An adaptive tuned mass damper based on the emulation of positive and negative stiffness with an MR damper

This paper presents a new adaptive tuned mass damper (TMD) whose stiffness and damping can be tuned in real-time to changing frequencies of a target structure. The adaptive TMD consists of a tuned mass, a tuned passive spring and a magnetorheological (MR) damper. The MR damper is used to emulate controlled friction-viscous damping and controlled stiffness. The controlled positive or negative stiffness emulated by the MR damper works in parallel to the stiffness of the passive TMD spring. The resulting overall TMD stiffness can therefore be varied around the passive spring stiffness using the MR damper. Both the emulated stiffness and friction-viscous damping in the MR damper are controlled such that the resulting overall TMD stiffness and damping are adjusted according to Den Hartog's formulae.

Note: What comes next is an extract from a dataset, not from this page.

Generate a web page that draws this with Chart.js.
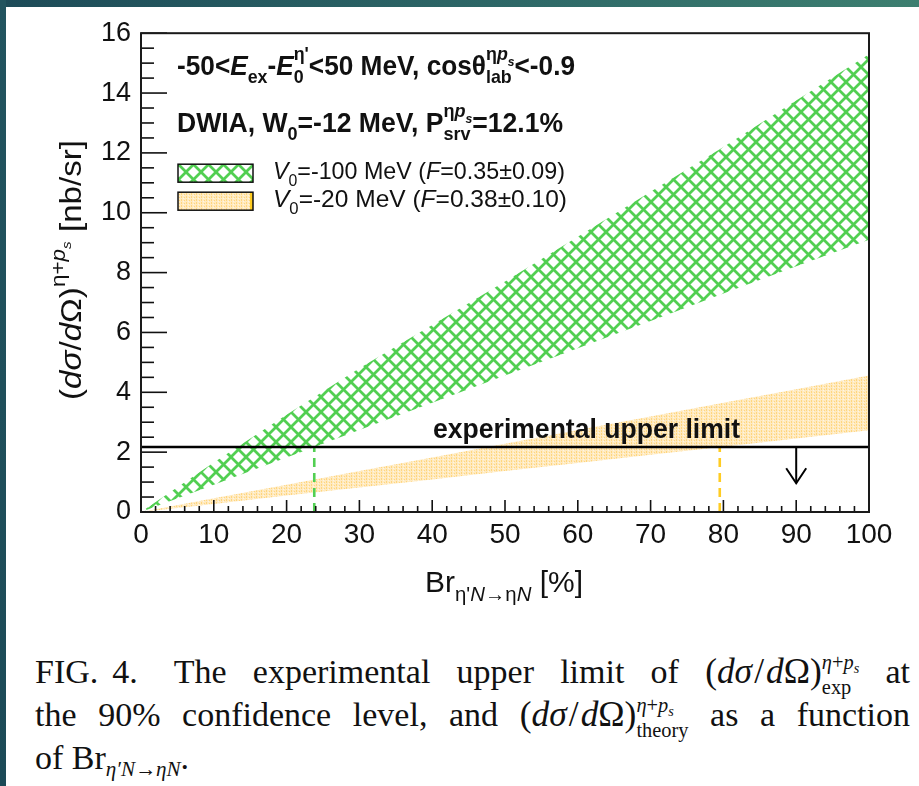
<!DOCTYPE html>
<html>
<head>
<meta charset="utf-8">
<title>Br dependence of the eta+p cross section</title>
<script src="https://cdn.jsdelivr.net/npm/chart.js@4.4.1/dist/chart.umd.min.js"></script>
<style>
  html, body { margin: 0; padding: 0; background: #fff; }
  body { width: 919px; height: 786px; position: relative; overflow: hidden; }
  #topbar { position: absolute; left: 0; top: 0; width: 919px; height: 7px;
            background: linear-gradient(to right, #1d4b58, #2f6a68 60%, #3d7f70); }
  #sidebar { position: absolute; left: 0; top: 0; width: 6px; height: 786px;
             background: linear-gradient(to bottom, #22545f, #1c4a57); }
  #wrap { position: absolute; left: 6px; top: 7px; width: 913px; height: 613px; }
  #caption { position: absolute; left: 35px; top: 650px; width: 875px;
             font-family: "Liberation Serif", "DejaVu Serif", serif; font-size: 34px;
             color: #111; line-height: 43px; }
  #caption .ln { text-align: justify; text-align-last: justify; white-space: nowrap; height: 43px; }
  #caption .ln.last { text-align-last: left; }
  .gap { display: inline-block; }
  .m { font-size: 1.04em; }
  .sl { padding: 0 0.06em; }
  .ss { display: inline-block; font-size: 0.6em; line-height: 0.95em;
        vertical-align: -0.55em; text-align: left; }
  .ss span { display: block; }
  .sb { font-size: 0.62em; vertical-align: -0.35em; font-style: italic; }
  .sb2 { font-size: 0.7em; vertical-align: -0.25em; }
</style>
</head>
<body>
<div id="topbar"></div>
<div id="sidebar"></div>
<div id="wrap"><canvas id="chart"></canvas></div>
<div id="caption">
  <div class="ln">FIG.<span class="gap" style="width:14px"></span>4.<span class="gap" style="width:36px"></span>The experimental upper limit of <span class="m">(<i>dσ</i><span class="sl">/</span><i>d</i>Ω)</span><span class="ss"><span><i>η</i>+<i>p<span class="sb2" style="display:inline">s</span></i></span><span>exp</span></span> at</div>
  <div class="ln">the 90% confidence level, and <span class="m">(<i>dσ</i><span class="sl">/</span><i>d</i>Ω)</span><span class="ss"><span><i>η</i>+<i>p<span class="sb2" style="display:inline">s</span></i></span><span>theory</span></span> as a function</div>
  <div class="ln last">of Br<span class="sb">η′N→ηN</span>.</div>
</div>
<script>
// branching ratio grid [%] and band edges [nb/sr]
const brPercent  = [0, 10, 20, 30, 40, 50, 60, 70, 80, 90, 100];
const greenHigh  = [0, 1.65, 3.25, 4.8, 6.25, 7.7, 9.2, 10.7, 12.2, 13.75, 15.3];
const greenLow   = [0, 0.91, 1.82, 2.74, 3.65, 4.56, 5.47, 6.38, 7.3, 8.21, 9.1];
const orangeHigh = [0, 0.46, 0.91, 1.37, 1.82, 2.28, 2.74, 3.19, 3.65, 4.1, 4.56];
const orangeLow  = [0, 0.27, 0.55, 0.82, 1.09, 1.37, 1.64, 1.91, 2.18, 2.46, 2.73];

// experimental upper limit and crossing points
const upperLimit = 2.17;
const greenCross = 23.8;
const orangeCross = 79.5;
const arrowX = 90;
const arrowTip = 0.96;

const xTicks = [0, 10, 20, 30, 40, 50, 60, 70, 80, 90, 100];
const yTicks = [0, 2, 4, 6, 8, 10, 12, 14, 16];

const GREEN = '#52cf52';
const ORANGE = '#ffcc22';
const SANS = '"Liberation Sans", Arial, sans-serif';

function pts(ys) { return brPercent.map((x, i) => ({ x: x, y: ys[i] })); }

// cross-hatch for the V0=-100 MeV band
function hatchPattern() {
  const c = document.createElement('canvas');
  const s = 15;
  c.width = s; c.height = s;
  const g = c.getContext('2d');
  g.strokeStyle = GREEN;
  g.lineWidth = 2.7;
  for (const o of [-s, 0, s]) {
    g.beginPath(); g.moveTo(o, 0); g.lineTo(o + s, s); g.stroke();
    g.beginPath(); g.moveTo(o, s); g.lineTo(o + s, 0); g.stroke();
  }
  return g.createPattern(c, 'repeat');
}

// fine dotted fill for the V0=-20 MeV band
function dotPattern() {
  const c = document.createElement('canvas');
  c.width = 5; c.height = 3;
  const g = c.getContext('2d');
  g.fillStyle = '#ffeac0';
  g.fillRect(0, 0, 5, 3);
  g.fillStyle = '#ffd67e';
  g.fillRect(0, 0, 1, 2);
  g.fillRect(3, 1, 1, 1);
  g.fillStyle = '#fff6e2';
  g.fillRect(2, 2, 1, 1);
  return g.createPattern(c, 'repeat');
}

const hatch = hatchPattern();
const dots = dotPattern();

// text with sub/superscripts: items are {t, i} or {up:[...], dn:[...]}
function rich(ctx, x, y, items, size, bold, draw) {
  let cx = x;
  for (const it of items) {
    if (it.up || it.dn) {
      let w = 0;
      const sz = size * 0.68;
      if (it.up) w = Math.max(w, rich(ctx, cx, y - size * 0.55, it.up, sz, bold, draw));
      if (it.dn) w = Math.max(w, rich(ctx, cx, y + size * 0.3, it.dn, sz, bold, draw));
      cx += w;
    } else {
      ctx.font = (it.i ? 'italic ' : '') + (bold ? 'bold ' : '') + size + 'px ' + SANS;
      if (draw) ctx.fillText(it.t, cx, y);
      cx += ctx.measureText(it.t).width;
    }
  }
  return cx - x;
}

// same, squeezed or stretched horizontally to a given length
function richFit(ctx, x, y, items, size, bold, len) {
  const w = rich(ctx, 0, 0, items, size, bold, false);
  ctx.save();
  ctx.translate(x, y);
  ctx.scale(len / w, 1);
  rich(ctx, 0, 0, items, size, bold, true);
  ctx.restore();
}

const etaPs = [{ t: 'η' }, { t: 'p', i: true }, { dn: [{ t: 's', i: true }] }];

const headLine1 = [
  { t: '-50<' }, { t: 'E', i: true }, { dn: [{ t: 'ex' }] }, { t: '-' }, { t: 'E', i: true },
  { up: [{ t: 'η\'' }], dn: [{ t: '0' }] }, { t: '<50 MeV, cosθ' },
  { up: etaPs, dn: [{ t: 'lab' }] }, { t: '<-0.9' }
];
const headLine2 = [
  { t: 'DWIA, W' }, { dn: [{ t: '0' }] }, { t: '=-12 MeV, P' },
  { up: etaPs, dn: [{ t: 'srv' }] }, { t: '=12.1%' }
];
const legendGreen = [
  { t: 'V', i: true }, { dn: [{ t: '0' }] }, { t: '=-100 MeV (' }, { t: 'F', i: true }, { t: '=0.35±0.09)' }
];
const legendOrange = [
  { t: 'V', i: true }, { dn: [{ t: '0' }] }, { t: '=-20 MeV (' }, { t: 'F', i: true }, { t: '=0.38±0.10)' }
];
const xTitle = [
  { t: 'Br' }, { dn: [{ t: 'η\'' }, { t: 'N', i: true }, { t: '→η' }, { t: 'N', i: true }] }, { t: ' [%]' }
];
const yTitle = [
  { t: '(' }, { t: 'dσ', i: true }, { t: '/' }, { t: 'd', i: true }, { t: 'Ω)' },
  { up: [{ t: 'η+' }, { t: 'p', i: true }, { dn: [{ t: 's', i: true }] }] }, { t: ' [nb/sr]' }
];

const decor = {
  id: 'decor',
  afterDatasetsDraw(chart) {
    const ctx = chart.ctx;
    const a = chart.chartArea;
    const xs = chart.scales.x, ys = chart.scales.y;
    ctx.save();

    // arrow marking the upper limit
    const ax = xs.getPixelForValue(arrowX);
    const ay0 = ys.getPixelForValue(upperLimit);
    const ay1 = ys.getPixelForValue(arrowTip);
    ctx.strokeStyle = '#000';
    ctx.lineWidth = 2;
    ctx.beginPath(); ctx.moveTo(ax, ay0); ctx.lineTo(ax, ay1); ctx.stroke();
    ctx.beginPath(); ctx.moveTo(ax - 10, ay1 - 15); ctx.lineTo(ax, ay1); ctx.lineTo(ax + 10, ay1 - 15); ctx.stroke();

    // inward ticks
    ctx.lineWidth = 1.6;
    ctx.strokeStyle = '#111';
    for (let v = 0; v <= 100.001; v += 2) {
      const px = xs.getPixelForValue(v);
      const len = Math.abs(v % 10) < 0.01 ? 12 : 6;
      ctx.beginPath(); ctx.moveTo(px, a.bottom); ctx.lineTo(px, a.bottom - len); ctx.stroke();
    }
    for (let v = 0; v <= 16.001; v += 0.5) {
      const py = ys.getPixelForValue(v);
      const len = Math.abs(v % 2) < 0.01 ? 26 : 13;
      ctx.beginPath(); ctx.moveTo(a.left, py); ctx.lineTo(a.left + len, py); ctx.stroke();
    }

    // frame
    ctx.lineWidth = 2;
    ctx.strokeStyle = '#1a1a1a';
    ctx.strokeRect(a.left, a.top, a.right - a.left, a.bottom - a.top);

    // header text and legend
    ctx.fillStyle = '#111';
    ctx.textBaseline = 'alphabetic';
    richFit(ctx, a.left + 36, a.top + 42, headLine1, 27, true, 398);
    richFit(ctx, a.left + 36, a.top + 99, headLine2, 27, true, 386);

    const bx = a.left + 37, bw = 75;
    ctx.fillStyle = hatch;
    ctx.fillRect(bx, a.top + 131, bw, 18);
    ctx.fillStyle = dots;
    ctx.fillRect(bx, a.top + 159, bw, 18);
    ctx.fillStyle = ORANGE;
    ctx.fillRect(bx + bw - 3, a.top + 159, 3, 18);
    ctx.lineWidth = 1.5;
    ctx.strokeStyle = '#111';
    ctx.strokeRect(bx, a.top + 131, bw, 18);
    ctx.strokeRect(bx, a.top + 159, bw, 18);
    ctx.fillStyle = '#111';
    richFit(ctx, a.left + 132, a.top + 146, legendGreen, 24, false, 292);
    richFit(ctx, a.left + 132, a.top + 174, legendOrange, 24, false, 294);

    // label of the limit line
    const lbl = [{ t: 'experimental upper limit' }];
    richFit(ctx, 433 - 6, ys.getPixelForValue(upperLimit) - 9, lbl, 27, true, 307);

    // axis titles
    richFit(ctx, 425 - 6, 592 - 7, xTitle, 30, false, 158);
    ctx.translate(81 - 6, 270 - 7);
    ctx.rotate(-Math.PI / 2);
    richFit(ctx, -130, 0, yTitle, 29, false, 260);
    ctx.restore();
  }
};

const lineOpts = { pointRadius: 0, tension: 0, fill: false };

new Chart(document.getElementById('chart'), {
  type: 'line',
  data: {
    datasets: [
      Object.assign({ data: pts(orangeLow), borderWidth: 0, borderColor: 'rgba(0,0,0,0)', order: 5 }, lineOpts),
      Object.assign({}, lineOpts, { data: pts(orangeHigh), borderWidth: 0, borderColor: 'rgba(0,0,0,0)',
        backgroundColor: dots, fill: '-1', order: 5 }),
      Object.assign({ data: pts(greenLow), borderWidth: 0, borderColor: 'rgba(0,0,0,0)', order: 4 }, lineOpts),
      Object.assign({}, lineOpts, { data: pts(greenHigh), borderWidth: 0, borderColor: 'rgba(0,0,0,0)',
        backgroundColor: hatch, fill: '-1', order: 4 }),
      Object.assign({ data: [{ x: 0, y: upperLimit }, { x: 100, y: upperLimit }],
        borderColor: '#000', borderWidth: 2.6, order: 1 }, lineOpts),
      Object.assign({ data: [{ x: greenCross, y: 0 }, { x: greenCross, y: upperLimit }],
        borderColor: GREEN, borderWidth: 2.6, borderDash: [9, 6], order: 2 }, lineOpts),
      Object.assign({ data: [{ x: orangeCross, y: 0 }, { x: orangeCross, y: upperLimit }],
        borderColor: ORANGE, borderWidth: 2.6, borderDash: [9, 6], order: 2 }, lineOpts)
    ]
  },
  options: {
    responsive: true,
    maintainAspectRatio: false,
    animation: false,
    events: [],
    layout: { padding: { left: 0, top: 24, right: 50, bottom: 48 } },
    plugins: { legend: { display: false }, tooltip: { enabled: false } },
    scales: {
      x: {
        type: 'linear', min: 0, max: 100,
        afterBuildTicks: s => { s.ticks = xTicks.map(v => ({ value: v })); },
        afterFit: s => { s.height = 60; },
        grid: { display: false, drawTicks: false }, border: { display: false },
        ticks: { color: '#111', padding: 6, maxRotation: 0, font: { family: SANS, size: 28 } }
      },
      y: {
        type: 'linear', min: 0, max: 16,
        afterBuildTicks: s => { s.ticks = yTicks.map(v => ({ value: v })); },
        afterFit: s => { s.width = 135; },
        grid: { display: false, drawTicks: false }, border: { display: false },
        ticks: { color: '#111', padding: 10, font: { family: SANS, size: 27 } }
      }
    }
  },
  plugins: [decor]
});
</script>
</body>
</html>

Simulations demonstrate that the adaptive TMD with a controlled MR damper provides the same reduction of steady state vibration amplitudes in the target structure as a passive TMD if the target structure vibrates at the nominal frequency. However, if the target structure vibrates at different frequencies, e. g. due to changed service loads, the adaptive TMD with a controlled MR damper outperforms the passive TMD by up to several 100% depending on the frequency change.